**Written problem:** Omit all images. Transcribe the rest of the material below exactly.

**Given data:**
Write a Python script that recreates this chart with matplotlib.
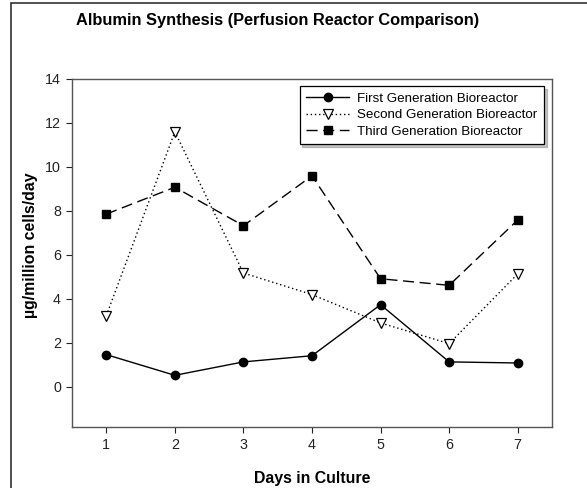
import matplotlib
matplotlib.use('Agg')
import matplotlib.pyplot as plt
from matplotlib.patches import Rectangle

plt.rcParams['font.family'] = ['Liberation Sans', 'DejaVu Sans']

days = [1, 2, 3, 4, 5, 6, 7]
first_gen = [1.47, 0.53, 1.14, 1.42, 3.74, 1.14, 1.09]
second_gen = [3.24, 11.6, 5.18, 4.2, 2.91, 1.97, 5.14]
third_gen = [7.86, 9.08, 7.33, 9.60, 4.92, 4.62, 7.59]
yticks = [0, 2, 4, 6, 8, 10, 12, 14]

fig = plt.figure(figsize=(5.87, 4.88), dpi=100)
ax = fig.add_axes([72/587, 1-427/488, 480/587, 348/488])

# outer frame of the original page, cut off on the right and bottom
fig.patches.append(Rectangle((11/587, -0.1), 2, (485/488)+0.1, transform=fig.transFigure,
                             fill=False, edgecolor='#333333', linewidth=1.2))

ax.plot(days, first_gen, color='black', linestyle='-', linewidth=1.0,
        marker='o', markersize=6, markerfacecolor='black', label='First Generation Bioreactor')
ax.plot(days, second_gen, color='black', linestyle=(0, (1, 2)), linewidth=1.0,
        marker='v', markersize=6.5, markerfacecolor='white', markeredgewidth=0.9,
        label='Second Generation Bioreactor')
ax.plot(days, third_gen, color='black', linestyle=(0, (8, 4)), linewidth=1.0,
        marker='s', markersize=5.5, markerfacecolor='black', label='Third Generation Bioreactor')

ax.set_xlim(0.5, 7.5)
ax.set_ylim(-1.82, 14)
ax.set_xticks(days)
ax.set_yticks(yticks)
ax.tick_params(direction='out', length=4, width=0.8, labelsize=10.3, colors='#222222', pad=4)
for s in ax.spines.values():
    s.set_color('#555555')
    s.set_linewidth(1.0)

ax.set_xlabel('Days in Culture', fontsize=11.4, fontweight='bold')
ax.set_ylabel('µg/million cells/day', fontsize=11.4, fontweight='bold')
ax.xaxis.set_label_coords(0.5, -0.125)
ax.yaxis.set_label_coords(-0.071, 0.523)
fig.text(278/587, 1-20/488, 'Albumin Synthesis (Perfusion Reactor Comparison)',
         ha='center', va='center', fontsize=11.8, fontweight='bold')

leg = ax.legend(loc='upper right', bbox_to_anchor=(0.983, 0.980), borderaxespad=0,
                fontsize=9.6, fancybox=False, shadow={'color': '#888888'}, framealpha=1,
                handlelength=3.2, handletextpad=0.6, labelspacing=0.3, borderpad=0.5)
leg.get_frame().set_edgecolor('black')
leg.get_frame().set_linewidth(0.9)

fig.savefig('out.png', dpi=100)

**Exercise answer:**
Write a Python script that recreates this chart with matplotlib.
import matplotlib
matplotlib.use('Agg')
import matplotlib.pyplot as plt
from matplotlib.patches import Rectangle

plt.rcParams['font.family'] = ['Liberation Sans', 'DejaVu Sans']

days = [1, 2, 3, 4, 5, 6, 7]
first_gen = [1.47, 0.53, 1.14, 1.42, 3.74, 1.14, 1.09]
second_gen = [3.24, 11.6, 5.18, 4.2, 2.91, 1.97, 5.14]
third_gen = [7.86, 9.08, 7.33, 9.60, 4.92, 4.62, 7.59]
yticks = [0, 2, 4, 6, 8, 10, 12, 14]

fig = plt.figure(figsize=(5.87, 4.88), dpi=100)
ax = fig.add_axes([72/587, 1-427/488, 480/587, 348/488])

# outer frame of the original page, cut off on the right and bottom
fig.patches.append(Rectangle((11/587, -0.1), 2, (485/488)+0.1, transform=fig.transFigure,
                             fill=False, edgecolor='#333333', linewidth=1.2))

ax.plot(days, first_gen, color='black', linestyle='-', linewidth=1.0,
        marker='o', markersize=6, markerfacecolor='black', label='First Generation Bioreactor')
ax.plot(days, second_gen, color='black', linestyle=(0, (1, 2)), linewidth=1.0,
        marker='v', markersize=6.5, markerfacecolor='white', markeredgewidth=0.9,
        label='Second Generation Bioreactor')
ax.plot(days, third_gen, color='black', linestyle=(0, (8, 4)), linewidth=1.0,
        marker='s', markersize=5.5, markerfacecolor='black', label='Third Generation Bioreactor')

ax.set_xlim(0.5, 7.5)
ax.set_ylim(-1.82, 14)
ax.set_xticks(days)
ax.set_yticks(yticks)
ax.tick_params(direction='out', length=4, width=0.8, labelsize=10.3, colors='#222222', pad=4)
for s in ax.spines.values():
    s.set_color('#555555')
    s.set_linewidth(1.0)

ax.set_xlabel('Days in Culture', fontsize=11.4, fontweight='bold')
ax.set_ylabel('µg/million cells/day', fontsize=11.4, fontweight='bold')
ax.xaxis.set_label_coords(0.5, -0.125)
ax.yaxis.set_label_coords(-0.071, 0.523)
fig.text(278/587, 1-20/488, 'Albumin Synthesis (Perfusion Reactor Comparison)',
         ha='center', va='center', fontsize=11.8, fontweight='bold')

leg = ax.legend(loc='upper right', bbox_to_anchor=(0.983, 0.980), borderaxespad=0,
                fontsize=9.6, fancybox=False, shadow={'color': '#888888'}, framealpha=1,
                handlelength=3.2, handletextpad=0.6, labelspacing=0.3, borderpad=0.5)
leg.get_frame().set_edgecolor('black')
leg.get_frame().set_linewidth(0.9)

fig.savefig('out.png', dpi=100)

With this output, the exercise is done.